Back when I was doing my Leaving Cert English course Shakespeare’s King Lear was on the curriculum. I’m not sure was it my teacher at the time or a textbook but one of the phrases used was “pathetic fallacy”. It referred to Shakespeare’s use of the weather in the play to reflect the action on the ground. At the height of the worst tragedies that fell on King Lear the storms raged the worst:
“Blow, winds, and crack your cheeks! Rage! Blow!
You cataracts and hurricanoes, spout
Till you have drenched our teeples, drowned the cocks!
You sulphurour and thought-executing fires,
Vaunt-couriers to oak-cleaving thunderbolts,
Singe my white head! And thou, all-shaking thunder,
Strike flat the thick rotundity o’ the world!
Crack nature’s molds, all germens spill at once
That make ingrateful man!”
King Lear, Act 3, Scene 2 by William Shakespeare
So the now forgotten commentator called this kind of matching of the elements to the moral events on the ground “pathetic fallacy”.
The attitude that such connections are pathetic lies is now so ingrained into our thinking that anyone who even remotely suggests in our “enlightened” western humanist society that God might have something to do with the weather is likely to face the worst of scorn. And, indeed, caution is always advised when attributing any specific elemental actions (e.g. fires, earthquakes, floods, droughts, etc.) directly to God’s judgments especially at macro levels like nations (notwithstanding the fact that these acts are all called “Acts of God” for insurance and other purposes).
However, the bible is quite clear that God is in control of the weather whatever we might be told by English teachers or otherwise. Here is one example taken from Zechariah chapter 10 in the Old Testament:
“Ask the Lord for rain in the springtime;
it is the Lord who sends the thunderstorms.
He gives showers of rain to all people,
and plants of the field to everyone.”
Zechariah 10:1
I have a number of reasons for drawing attention to this current drought and asking the question: “Is God judging Ireland?”
One of the reasons is that I woke up with a vivid dream this morning. In it, I was in a train travelling through the hills along the coast. It could have been from Greystones to Bray or somewhere similar. On hills away from the coast fires were breaking out all over. There was a solitary fire man fighting one of them. I didn’t see any houses go up in flames just gorse and hedges. But there were a lot of fires and not enough firemen.
To be fair, you wouldn’t have to be much of a prophet to predict that in this weather in this country.

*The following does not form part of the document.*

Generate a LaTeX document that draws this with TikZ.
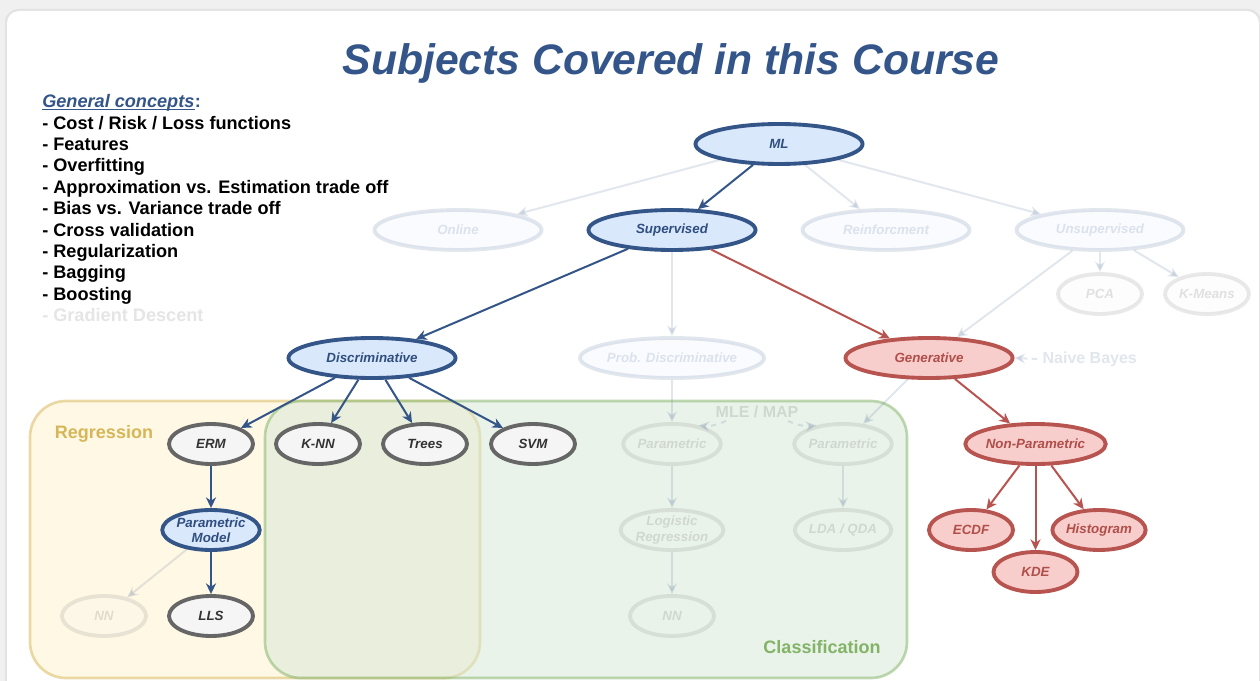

We are all enjoying the fine weather. Ireland is known for its rain during the summer or indeed at any time of the year and so any respite from rain is usually welcomed by the majority of the people. However when it comes to judging nations the bible does have quite a lot to say. Usually judgement comes in the form of an invading force but in Zechariah chapter 14 there is this verse:
“If any of the peoples of the earth do not go up to Jerusalem to worship the King, the Lord Almighty, they will have no rain.“
Zechariah 14:17
The context in this case is (probably) the millennium rule of Christ on the earth which (probably) has yet to happen. However the principle is the same: When God holds back rain it is not a good thing.